Welcome to The Planting

When we started this event more than two decades ago, we called it ‘The 10,001 Tree Planting Weekend’. Everyone asked what the ‘one’ was for. Our little piece of cattle country wasn’t like it was when Europeans invaded, rather, it was rainforest – some argued ‘wet’, some ‘dry’. Back then, our advice from the Department was to plant eucalyptus, because they would deliver shade for our campers faster. Eucs, we learned, would grow faster – but they would also be a fire hazard, a widow-making hazard and most weren’t terrible shady. Standard wisdom was that it’d take 25 years to get rainforest trees to canopy.

Enter Jack Mitchell, an old man who said he had devised a method to grow a canopy of endemic rainforest species in seven years – and that was all we needed to hear. He had spent a lifetime experimenting all over SE Qld. One of his strategies was to water the seedlings in, let the strong ones survive the droughts and end up with beautiful healthy specimens. When we found out that 90% of the original rainforest of SE Qld was gone, we became missionaries with a new cause. Being broke was a blessing, because to get the trees in the ground, a community was created and that built our event. Our plan was to devise a way to get the trees in, get hundreds of people en masse planting them, and be cost neutral. In our first year, in they went, all 10,000 of them. This event was born. At the end of that first year, the last tree planted, ‘the one’, was planted by a migrant community who planted their national tree. It would be a celebration. The Bengali Community planted their fig near the Duck AKA The Larrikin or The Grove. It’s now the favourite climbing tree of hundreds of folks of all ages during our events.

We learned that the ‘one’ tree was the most important, because it made the connection for us that the solution to our environmental problems is likely more cultural than scientific. If we are to solve the issues our planet, it’s we who have to change. Early on, we also contended that tree planting was more about preserving humanity than saving the world, later learning that we were all co-dependant.

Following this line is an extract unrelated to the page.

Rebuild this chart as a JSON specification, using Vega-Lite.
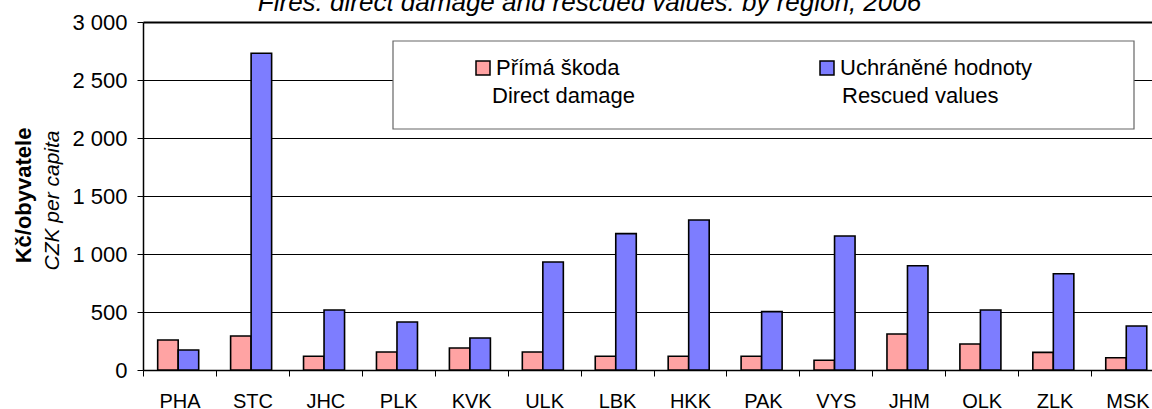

Unwittingly, we’d joined thousands of other communities around the world celebrating their environment and repairing the damage caused by cultures gone somewhat astray. Our own cultural celebration uncovered deeply embedded lore – that we’re all deeply connected; dependant on each other and to each tree. If we humans became servants of the trees, rather than trying to be rulers, we just might discover a way through.

For us, in that first year, it was about making our little piece of land magic, and thanks to the trees, it’s become about honouring our lore and repairing ourselves.

On behalf of our Woodfordian Citizens, welcome to The Planting – plant, seed, grow ideas.